Purgatory is less a theological than a poetic or imaginative construct that demonstrates the fundamental interrelatedness of all aspects of embodied being – mind, body, soul. The paper explores the cultural history of purgatory, beginning not with the Bible (where it does not appear) but with the Catholic Church and the Classical Greek myths that are its precursors. The response encouraged by the Church was fear of pain and torment, not only to deter people from sinning but also to create a source of Church revenue from the selling of indulgences. Protestant reformers objected to this somatic regime constructed by the Catholic Church, which they characterised as a purely money-making exercise. Not all Catholic constructions were of this order, however. The work of St Catherine of Sienna situated purgatory in a different, highly eroticised somatic regime; St Catherine also burned, but with a kind of heavenly passion.
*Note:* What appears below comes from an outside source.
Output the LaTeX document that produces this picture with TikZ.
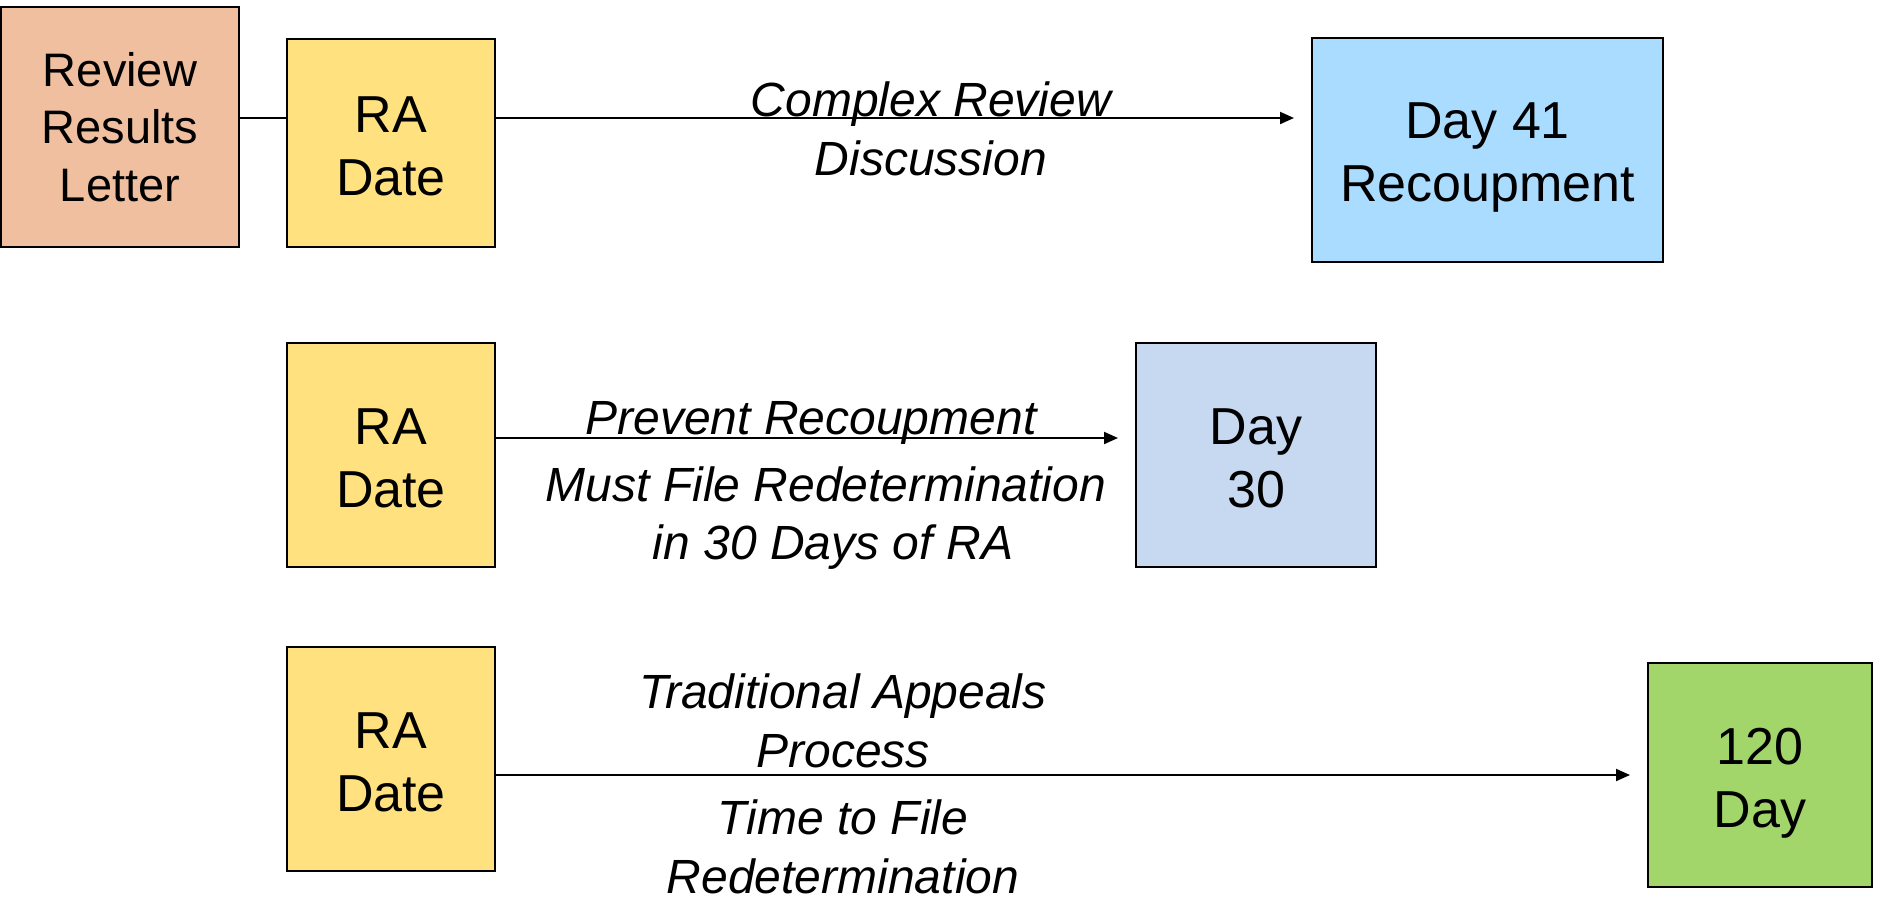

Both somatic regimes establish purgatory as a concept that is dependent on an understanding of being as embodied; there has to be flesh to burn and an embodied sinner to fear (or welcome) that burning.  This analysis supports Catherine Walker Bynum’s argument that medieval theologians did not see the body as the prison or enemy of the soul, as many contemporary theorists claim, but rather saw the person as a ‘psychosomatic unity, as body and soul together’.  (Bynum, p. 222)

This somatic unity is explored in contemporary uses of the notion of purgatory, in the television program CSI, in John Neumeier’s ballet Purgatorio (2000) and in Sergei Polunin’s performance to Hozier’s song, ‘Get Me to Church’ (2015). These uses are secular rather than religious but draw on the same understanding of psychosomatic unity or integrated embodied being.

Finally, the paper acknowledges the particular role of dance in deconstructions of the mind/body dualism.  From Nietzsche’s insistence on a God who can dance to the work of contemporary choreographers and dancers, dance combines bodily self-awareness and positioning in space/time along with an appeal to the audience that is described by dance theorists such as Susan Foster as ‘kinesthetic empathy’; we feel in our bodies the meanings the dancers construct with their movements.  Dance explicitly connects the physical, emotional and intellectual or spiritual aspects of being; consciousness is embodied: ‘Now I am nimble, now I fly; now I see myself under myself, now a god dances within me.’ (Nietzsche, p. 69) 

References:

C.S.I. (2000) Series 1, Episode 4.  USA: Jerry Bruckheimer Television, CBS Productions, Alliance Atlantis Productions.

Foster, S. L. (2011) Choreographing Empathy: Kinesthesia in Performance.  London & NY: Routledge.

Nietzsche, F. (1961) Thus Spake Zarathustra: A Book for Everyone and No One. Trans. R.J. Hollingdale. London: Penguin.

Polunin, S. (2015) Sergei Polunin, "Take Me to Church" by Hozier, Directed by David LaChapelle. Viewed on YouTube.

Purgatorio: Ballet by John Neumeier, audience notes, Hamburg Ballett, viewed on 5 October 2016.

Saint Catherine of Genoa. (2013) A Treatise on Purgatory.  Potosi, WI: St Athanasius Press.

Walker Bynum, Carolyn. (1992) Fragmentation and Redemption: Essays on Gender and the Human Body in Medieval Religion. NY: Zone Books.